Date: 1935 - Present

Region: Europe

Subject: Political/Economic/Social Opinion

Medium: Film Video

Artist: Thodoros Angelopoulos

Confronting Bodies: Greek government and Orthodox Christians

Dates of Action: 1972-1991

Location: Greece

Description of Artwork: Angelopoulos is known for his films critical of Greek's governments. One film, 36 Days (1972), features an innocent man who is arrested and killed by members of the Metaxas dictatorship, that ruled Greece during the 1930s. Another of his films, The Travelling Players (1975), is about a group of actors that travel Europe during World War II. The actors represent historical conflicts of the time like fascism and communism. The Hunters (1977) focuses on the Greek civil war and right-wing fears of communism and their consequences.

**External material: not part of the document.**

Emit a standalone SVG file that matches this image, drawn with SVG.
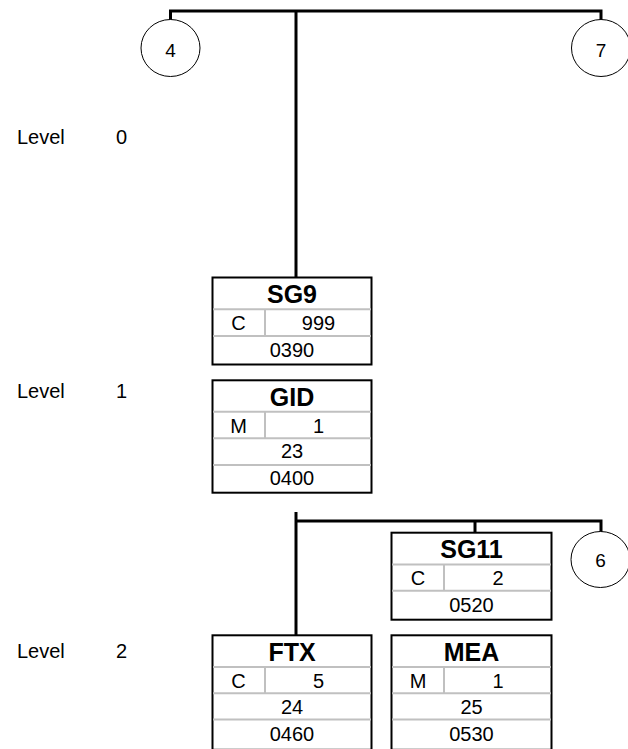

The Incident: Throughout his career as a filmmaker, Angelopoulos has dealt with censorship. His films are often accused of anti-nationalism. In addition, he has been accused of distorting historical facts to dramatize his works. The Travelling Players and The Hunter were both refused export rights. During the filming of one of his recent films, The Suspended Stride of the Stork (1991), in towns where Angelopoulos shot his movie Orthodox churches would ring church bells throughout the day and arrange demonstrations to interrupt the filming.

Results of Incident: Angelopoulos referred to the tactics of the Orthodox churches in his latest film, Ulysses' Gaze. Censorship of his work continued as Greece experienced a nationalist movement after the break up of former Yugoslavia.